Q: Stephen Hawking’s death in 2018 was on the anniversary of another very famous scientist’s birthday. Which scientist was it?

  1. Tycho Brahe
  2. Nikola Tesla
  3. Albert Einstein
  4. Richard Feynman

 

Answers

  1. A. Galileo Galilei. Hawking was born on 8 January 1942, which was 300 years to the day after the death of Galileo. Seife uses this as an example of Hawking crafting a public image of himself as the intellectual heir of great scientists.
  2. D. 8 years. Hawking mentions this in a memoir published in the Radio Times in 2013. He described his first school as a very progressive school where you were supposed to learn to read without realizing you were being taught. He said that he remembered complaining to his parents that he wasn’t learning anything. Hawking Hawking quotes his mother as saying “Stephen was a self-educator from the start, and if he didn’t want to learn things, it’s probably because he didn’t need to.”
  3. B. The boat club. Hawking was a cox in the boat club, but it sounds like he sometimes decided to have a bit of fun with the power this gave him.
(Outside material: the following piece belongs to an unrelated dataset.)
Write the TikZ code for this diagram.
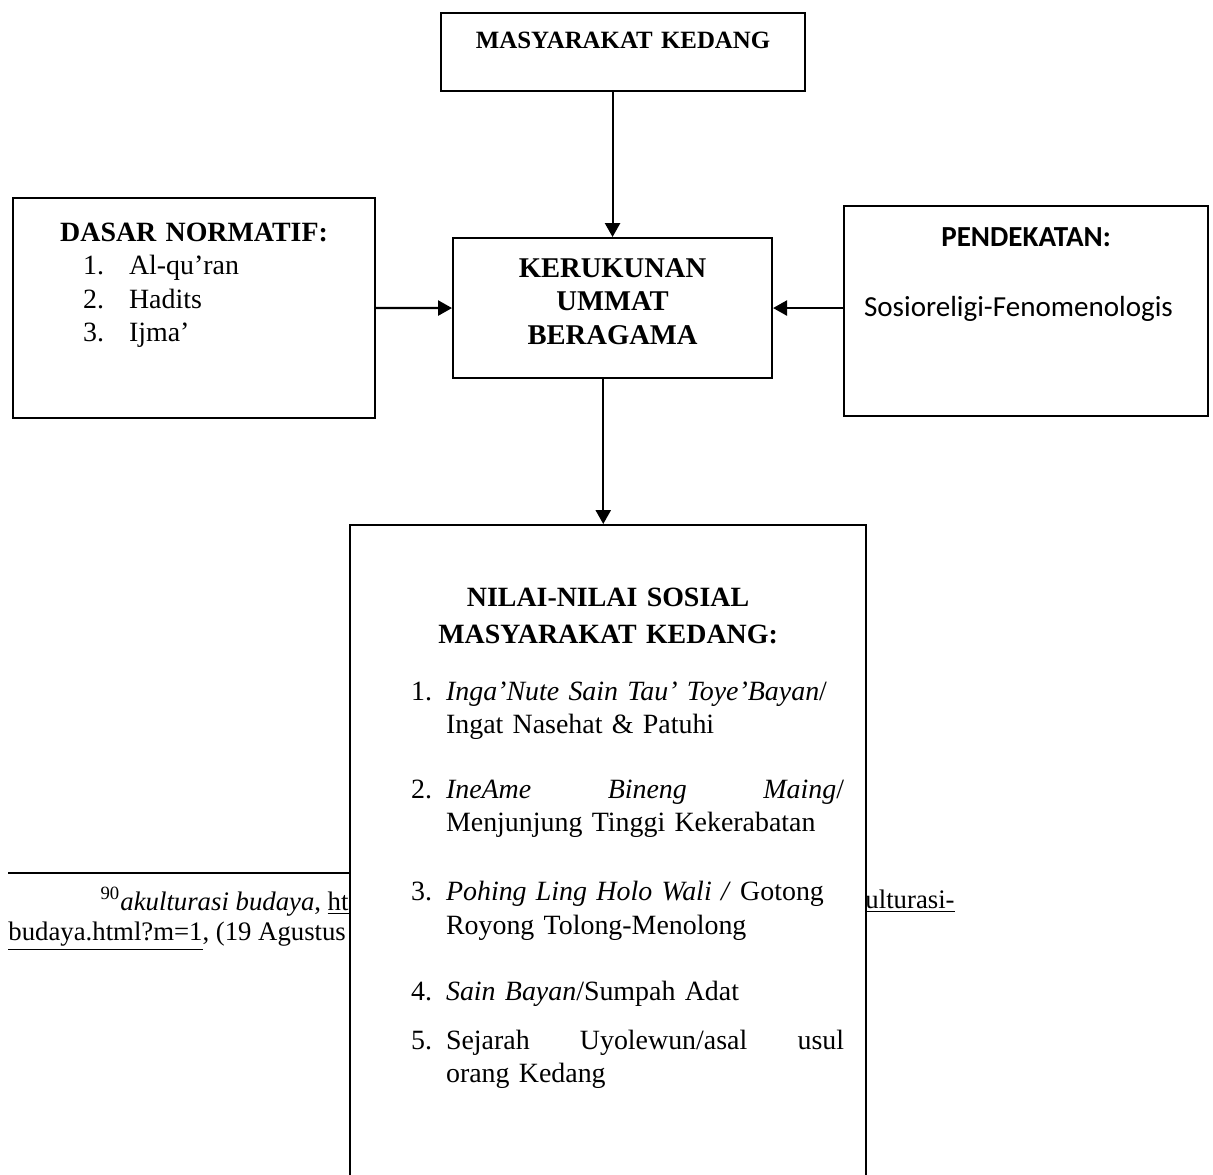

The boatman who was in charge of putting the crews together is quoted in the book saying “The question always with Stephen was should we make him coxswain of the first eight or the second eight. Some coxes can be very steady people, you see. He was an adventurous type. You never quite knew what he was going to do when he went out with a crew.”
  4. D. Hanging a message from a bridge. Hawking was caught suspending a plank from one of the bridges across the river as an undergraduate in Oxford. The plank had the message “vote liberal” painted on it, as he was politically quite left-leaning. In the book, it says that, when he was admitted to hospital at 21 when he started experiencing symptoms of his condition, he refused to let his parents pay for a private room for him, because of his socialist principles.
  5. B. Dangerous driving. Early on in his relationship with his first wife, Jane, the book says she “hung on for dear life” if they went somewhere by car, because he apparently “drove like a man with nothing to lose”. Although he lost the ability to drive himself, he continued to influence others’ driving. A former doctoral student of his, Marika Taylor, said that once she was driving around California with him, and he insisted that she do a U-turn in a place where it said “no U-turn”. The police pulled them over and Taylor said that when they saw who was in the car they said “Oh, hello, Dr Hawking! It’s you again.”
  6. A. Fred Hoyle. Hoyle was presenting a new idea to a meeting of the Royal Society for the first time, and Hawking stood up and pointed out a flaw in it. Everyone was stunned, thinking Hawking had figured it out there and then. What they didn’t know was that Hawking shared an office with Jayant Narlikar, who had co-written the paper with Hoyle, so he had seen it in advance and had worked out the problem with it in his own time. Instead of telling Narlikar when he figured it out, it seems he saved it to give this dramatic performance. This story was also told in Flashes of Creation, another book we reviewed this year.
  7. C. Ran over his toes. A reporter asked Hawking about this alleged incident in 2000, and he is quoted as saying “That’s a malicious rumour. I’ll run over anyone who repeats it.” According to the book, he did also apparently crash into people who were walking in front of him too slowly and ram cars that were blocking ramps.
  8. C. Artificial intelligence. In 2014 Hawking told the BBC that “the development of full artificial intelligence could spell the end of the human race. It would take off on its own and redesign itself at an ever increasing rate. Humans who are limited by slow biological evolution couldn’t compete and would be superseded.” However, Seife uses this as an example of how he sometimes spoke to the media about topics that were outside his field of expertise.
  9. C. Albert Einstein. Hawking died on 14 March 2018, which was 139 years to the day after Einstein’s birthday. In the book, Seife says that Hawking would have found that hilarious.